Jah Levi (born 1962) is an American record producer and multi-instrumentalist songwriter, bandleader, luthier and archivist of folk and world music.

==Early life and education==
Son of music producer and folklorist Kenneth S. Goldstein, Jah Levi was born in Philadelphia. His formal education includes a Bachelor of Arts in ethnomusicology with a minor in Black studies from Bard College at Simon's Rock and a master's degree in luthiery from the Roberto-Venn School. He studied world music with international masters and teachers, beginning with guitar lessons as a child in the 1960s from Reverend Gary Davis, whose music his father produced. While his primary instrument is the bass, he trained in the use of over 200 instruments and maintains a vast collection of rare instruments, following in his family lineage as an archivist, producer, and promoter of traditional music from around the world.

==Career==
Jah Levi founded three record labels, including Theocratic Records (1983), Tree of Life Music Circle, and Folklorica Records (2016), producing over 200 albums for musicians in multiple genres from many ethnic traditions. He built the world's first solar-powered music studio for Theocratic Records, Jah Works Studio, in Oregon in the 1980s.

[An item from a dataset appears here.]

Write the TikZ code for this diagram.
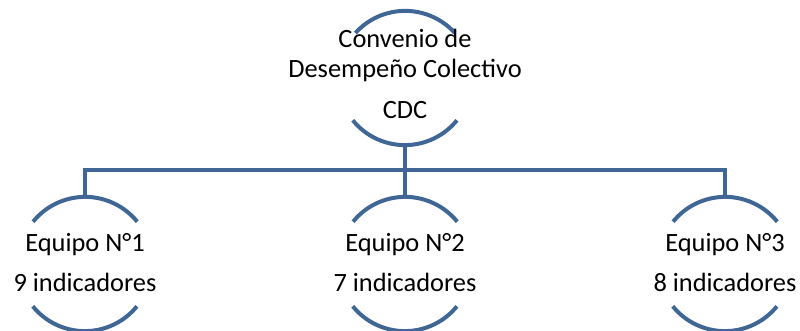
\documentclass[tikz,border=0pt]{standalone}
\usepackage{fontspec}
\setmainfont{Carlito}
\definecolor{arcblue}{RGB}{64,102,150}
\begin{document}
\begin{tikzpicture}[x=1pt,y=1pt,
  ring/.style={circle,draw=none,inner sep=0pt,minimum size=134pt},
  arcline/.style={draw=arcblue,line width=4pt},
  conn/.style={draw=arcblue,line width=4pt},
  lbl/.style={anchor=base,inner sep=0pt,font=\fontsize{26.4}{30}\selectfont}]
\useasboundingbox (0,0) rectangle (800,331);
% circles (invisible, for anchors)
\node[ring] (top) at (405,253) {};
\node[ring] (c1) at (85,67) {};
\node[ring] (c2) at (405,67) {};
\node[ring] (c3) at (725,67) {};
% arcs
\draw[arcline] (top.42) arc[start angle=42,end angle=138,radius=67pt];
\draw[arcline] (top.219) arc[start angle=219,end angle=321,radius=67pt];
\foreach \c in {c1,c2,c3}{
  \draw[arcline] (\c.39) arc[start angle=39,end angle=141,radius=67pt];
  \draw[arcline] (\c.219) arc[start angle=219,end angle=321,radius=67pt];
}
% connectors
\coordinate (bar) at (405,161);
\draw[conn] (top.south) -- (c2.north);
\draw[conn] (c1.north) -- (c1.north |- bar) -- (c3.north |- bar) -- (c3.north);
% texts
\node[lbl] (t1) at (405,283) {Convenio de};
\node[lbl] (t2) at (405,253) {Desempeño Colectivo};
\node[lbl] (t3) at (405,212) {CDC};
\node[lbl] (e1) at (85,79) {Equipo N°1};
\node[lbl] (i1) at (85,39) {9 indicadores};
\node[lbl] (e2) at (405,79) {Equipo N°2};
\node[lbl] (i2) at (405,39) {7 indicadores};
\node[lbl] (e3) at (725,79) {Equipo N°3};
\node[lbl] (i3) at (725,39) {8 indicadores};
\end{tikzpicture}
\end{document}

He has produced music featuring Ernest Ranglin, David Grisman, Steve Kimock, Vieux Farka Toure, Tahir Qawwal, Leroy Wallace, Prezident Brown, Lester Chambers, Dildar Hussain, Mutabaruka, and many others at his studios in Oregon and Northern California.

==Music==
His primary band, Jah Levi and the Higher Reasoning, has performed roots reggae music for decades with musicians including "Horsemouth" Leroy Wallace, Ras Pidow, Sachi Hayasaka, Joshua Roseman, Rasul Siddik, Ronnie McQueen. Jerry Johnson and Kevin Batchelor of Steel Pulse, Jay Rodriguez, Kimati Dinizulu, and many other artists for international audiences since the 1980s. The band incorporates elements of ethnic music from all over the world-as well as liturgical chants in Hebrew, Arabic, and other languages.

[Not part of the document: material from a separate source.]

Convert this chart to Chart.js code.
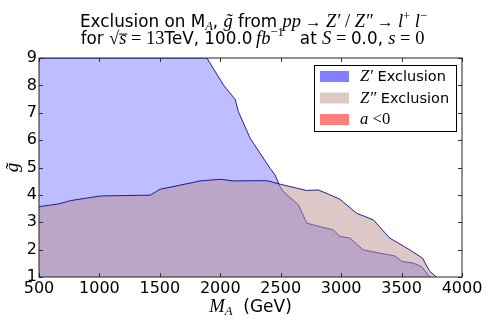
<!DOCTYPE html>
<html>
<head>
<meta charset="utf-8">
<script src="https://cdn.jsdelivr.net/npm/chart.js@4/dist/chart.umd.min.js"></script>
<style>
  body { margin: 0; background: #fff; }
  canvas { display: block; }
</style>
</head>
<body>
<canvas id="exclChart" width="491" height="327"></canvas>
<script>
// Z' exclusion boundary
const zpMass = [500, 1000, 1500, 1889, 2027, 2123, 2150, 2247, 2412, 2453, 2495, 2522, 2646, 2715, 2798, 2935, 2990, 3073, 3183, 3321, 3445, 3500, 3596, 3665, 3734];
const zpG    = [9, 9, 9, 9, 8.01, 7.49, 7.04, 6.07, 4.97, 4.73, 4.30, 4.12, 3.64, 2.97, 2.87, 2.72, 2.48, 2.42, 1.99, 1.87, 1.77, 1.57, 1.51, 1.38, 1.0];

// Z'' exclusion boundary
const zppMass = [500, 664, 760, 1008, 1421, 1504, 1641, 1834, 2000, 2109, 2385, 2495, 2715, 2811, 2894, 2990, 3128, 3266, 3403, 3569, 3673, 3734, 3789];
const zppG    = [3.57, 3.67, 3.79, 3.96, 3.99, 4.21, 4.33, 4.51, 4.57, 4.51, 4.52, 4.39, 4.16, 4.18, 4.03, 3.84, 3.33, 3.09, 2.42, 1.99, 1.69, 1.20, 1.0];

// a<0 region (empty in this plot)
const negMass = [];
const negG = [];

const xTicks = [500, 1000, 1500, 2000, 2500, 3000, 3500, 4000];
const yTicks = [1, 2, 3, 4, 5, 6, 7, 8, 9];

const SANS = "'DejaVu Sans'";
const SERIF = "'Liberation Serif'";

const toPts = (xs, ys) => xs.map((x, i) => ({ x: x, y: ys[i] }));

// rich text: segments {t, k: 'sans'|'rm'|'it', s: size scale, dy}
function fontOf(seg, size) {
  const sz = size * (seg.s || 1);
  if (seg.k === "it") return "italic " + sz + "px " + SERIF;
  if (seg.k === "rm") return sz + "px " + SERIF;
  return sz + "px " + SANS;
}

function drawRich(ctx, segs, x, y, size, center) {
  let total = 0;
  segs.forEach(sg => { ctx.font = fontOf(sg, size); total += ctx.measureText(sg.t).width; });
  let cx = center ? x - total / 2 : x;
  ctx.textBaseline = "alphabetic";
  ctx.textAlign = "left";
  ctx.fillStyle = "#000";
  segs.forEach(sg => {
    ctx.font = fontOf(sg, size);
    const w = ctx.measureText(sg.t).width;
    ctx.fillText(sg.t, cx, y + (sg.dy || 0));
    if (sg.over) {
      ctx.fillRect(cx, y - size * 0.62, w + 1, 1);
    }
    cx += w;
  });
}

const title1 = [
  { t: "Exclusion on M", k: "sans" },
  { t: "A", k: "it", s: 0.75, dy: 3 },
  { t: ", ", k: "sans" },
  { t: "g\u0303", k: "it", s: 1.1 },
  { t: " from ", k: "sans" },
  { t: "pp", k: "it", s: 1.1 },
  { t: " \u2192 ", k: "rm" },
  { t: "Z\u2032", k: "it", s: 1.1 },
  { t: " / ", k: "rm", s: 1.1 },
  { t: "Z\u2033", k: "it", s: 1.1 },
  { t: " \u2192 ", k: "rm" },
  { t: "l", k: "it", s: 1.1 },
  { t: "+", k: "rm", s: 0.75, dy: -7 },
  { t: " l", k: "it", s: 1.1 },
  { t: "\u2212", k: "rm", s: 0.75, dy: -7 }
];

const title2 = [
  { t: "for ", k: "sans" },
  { t: "\u221a", k: "rm", s: 1.1 },
  { t: "s", k: "it", s: 1.1, over: true },
  { t: " = ", k: "rm", s: 1.1 },
  { t: "13", k: "rm", s: 1.1 },
  { t: "TeV, 100.0", k: "sans" },
  { t: "\u2009fb", k: "it", s: 1.1 },
  { t: "\u22121", k: "rm", s: 0.75, dy: -8 },
  { t: "   at ", k: "sans" },
  { t: "S", k: "it", s: 1.1 },
  { t: " = ", k: "rm", s: 1.1 },
  { t: "0.0, ", k: "sans" },
  { t: "s", k: "it", s: 1.1 },
  { t: " = ", k: "rm", s: 1.1 },
  { t: "0", k: "rm", s: 1.1 }
];

const xLabel = [
  { t: "M", k: "it", s: 1.1 },
  { t: "A", k: "it", s: 0.75, dy: 3 },
  { t: "  (GeV)", k: "sans" }
];

const decor = {
  id: "decor",
  afterDatasetsDraw(chart) {
    const ctx = chart.ctx;
    const ca = chart.chartArea;
    const xs = chart.scales.x, ys = chart.scales.y;
    ctx.save();
    // inward ticks on all four sides
    ctx.strokeStyle = "#333";
    ctx.lineWidth = 1;
    ctx.beginPath();
    xTicks.forEach(v => {
      const px = Math.round(xs.getPixelForValue(v)) + 0.5;
      ctx.moveTo(px, ca.bottom); ctx.lineTo(px, ca.bottom - 4);
      ctx.moveTo(px, ca.top); ctx.lineTo(px, ca.top + 4);
    });
    yTicks.forEach(v => {
      const py = Math.round(ys.getPixelForValue(v)) + 0.5;
      ctx.moveTo(ca.left, py); ctx.lineTo(ca.left + 4, py);
      ctx.moveTo(ca.right, py); ctx.lineTo(ca.right - 4, py);
    });
    ctx.stroke();
    // frame
    ctx.strokeStyle = "#222";
    ctx.strokeRect(ca.left, ca.top, ca.right - ca.left, ca.bottom - ca.top);

    // legend
    const lx = ca.right - 148, ly = ca.top + 7, lw = 142, lh = 66;
    ctx.fillStyle = "#fff";
    ctx.fillRect(lx, ly, lw, lh);
    ctx.strokeStyle = "#000";
    ctx.strokeRect(lx + 0.5, ly + 0.5, lw, lh);
    chart.data.datasets.forEach((ds, i) => {
      const cy = ly + 11 + i * 21.5;
      ctx.fillStyle = ds.legendColor;
      ctx.fillRect(lx + 6, cy - 5, 29, 11);
      drawRich(ctx, ds.legendSegs, lx + 46, cy + 5, 14.5, false);
    });

    // titles and axis label
    const mid = (ca.left + ca.right) / 2;
    drawRich(ctx, title1, mid + 3, 26.5, 16.8, true);
    drawRich(ctx, title2, mid + 2, 44, 16.8, true);
    drawRich(ctx, xLabel, mid, 312, 17, true);
    ctx.restore();
  }
};

new Chart(document.getElementById("exclChart"), {
  type: "line",
  data: {
    datasets: [{
      label: "Z\u2032 Exclusion",
      data: toPts(zpMass, zpG),
      fill: "start",
      backgroundColor: "rgba(0,0,255,0.26)",
      borderColor: "rgba(0,0,140,0.85)",
      borderWidth: 1,
      pointRadius: 0,
      tension: 0,
      order: 1,
      legendColor: "rgba(0,0,255,0.5)",
      legendSegs: [{ t: "Z\u2032", k: "it", s: 1.15 }, { t: " Exclusion", k: "sans" }]
    }, {
      label: "Z\u2033 Exclusion",
      data: toPts(zppMass, zppG),
      fill: "start",
      backgroundColor: "rgba(188,143,143,0.5)",
      borderColor: "rgba(0,0,140,0.85)",
      borderWidth: 1,
      pointRadius: 0,
      tension: 0,
      order: 0,
      legendColor: "rgba(188,143,143,0.5)",
      legendSegs: [{ t: "Z\u2033", k: "it", s: 1.15 }, { t: " Exclusion", k: "sans" }]
    }, {
      label: "a<0",
      data: toPts(negMass, negG),
      fill: "start",
      backgroundColor: "rgba(255,0,0,0.5)",
      borderWidth: 0,
      pointRadius: 0,
      order: 2,
      legendColor: "rgba(255,0,0,0.5)",
      legendSegs: [{ t: "a", k: "it", s: 1.15 }, { t: " <0", k: "rm", s: 1.15 }]
    }]
  },
  options: {
    responsive: false,
    animation: false,
    layout: { padding: { left: 0, right: 29, top: 58, bottom: 0 } },
    plugins: {
      legend: { display: false },
      title: { display: false },
      tooltip: { enabled: false }
    },
    scales: {
      x: {
        type: "linear",
        min: 500,
        max: 4000,
        afterBuildTicks: s => { s.ticks = xTicks.map(v => ({ value: v })); },
        afterFit: s => { s.height = 50; },
        ticks: {
          font: { family: "DejaVu Sans", size: 16 }, color: "#000", padding: 2,
          maxRotation: 0, autoSkip: false, callback: v => String(v)
        },
        grid: { display: false, drawTicks: false },
        border: { display: false }
      },
      y: {
        min: 1,
        max: 9,
        afterBuildTicks: s => { s.ticks = yTicks.map(v => ({ value: v })); },
        afterFit: s => { s.width = 39; },
        ticks: { font: { family: "DejaVu Sans", size: 16 }, color: "#000", padding: 2, autoSkip: false },
        grid: { display: false, drawTicks: false },
        border: { display: false },
        title: {
          display: true,
          text: "g\u0303",
          color: "#000",
          font: { family: "Liberation Serif", style: "italic", size: 19 },
          padding: { top: 2, bottom: 0 }
        }
      }
    }
  },
  plugins: [decor]
});
</script>
</body>
</html>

Jah Levi has played many international events and festivals, including the Glastonbury Festival (England), the Philadelphia Folk Festival, Reggae on the River, Unite in Babylon (Tel Aviv), Mystic Rising, Beloved Sacred Art and Music Festival, Jerusalem Sacred Music Festival, and Seattle Hempfest.

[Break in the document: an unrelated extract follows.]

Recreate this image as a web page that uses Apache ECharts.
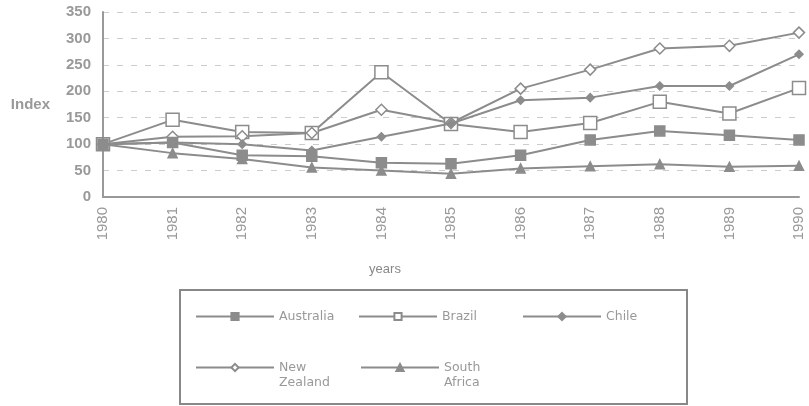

With over 35 years of touring and over 40 albums of his own music released, he has performed on the same stage with Bob Dylan, Peter Gabriel, Ziggy Marley, Burning Spear, Ijahman Levi, Ras Michael, Culture, Israel Vibration, The Itals, Wailing Souls, The Persuasions, Black Uhuru, Andrew Tosh, The Wailers, Hamsa Lila, Lost at Last, Ester Rada and numerous others.

==Ceremonial work==
In addition to music, Jah Levi is an herbalist and acupuncturist and practices a form of ceremonial healing work with plant medicines. He earned an OMD through the New England School of Acupuncture and Shenzhou Open University of TCM (Traditional Chinese Medicine) in Amsterdam, and founded the Healing Light Alternative Medical Practice in the Netherlands and Shamanismo Botanica in Amsterdam.

==The name Jah Levi==
"Jah Levi" was also a stage name sometimes used by the late Jamaican singer Hugh Mundell, who was also known as "The Blessed Youth." While at least two other musicians have used the nickname Jah Levi at times during their career, Jah Levi is the only one to hold this as his legal name (rather than an alias) and it is the only name he has ever made music under, beginning in the early 1970s.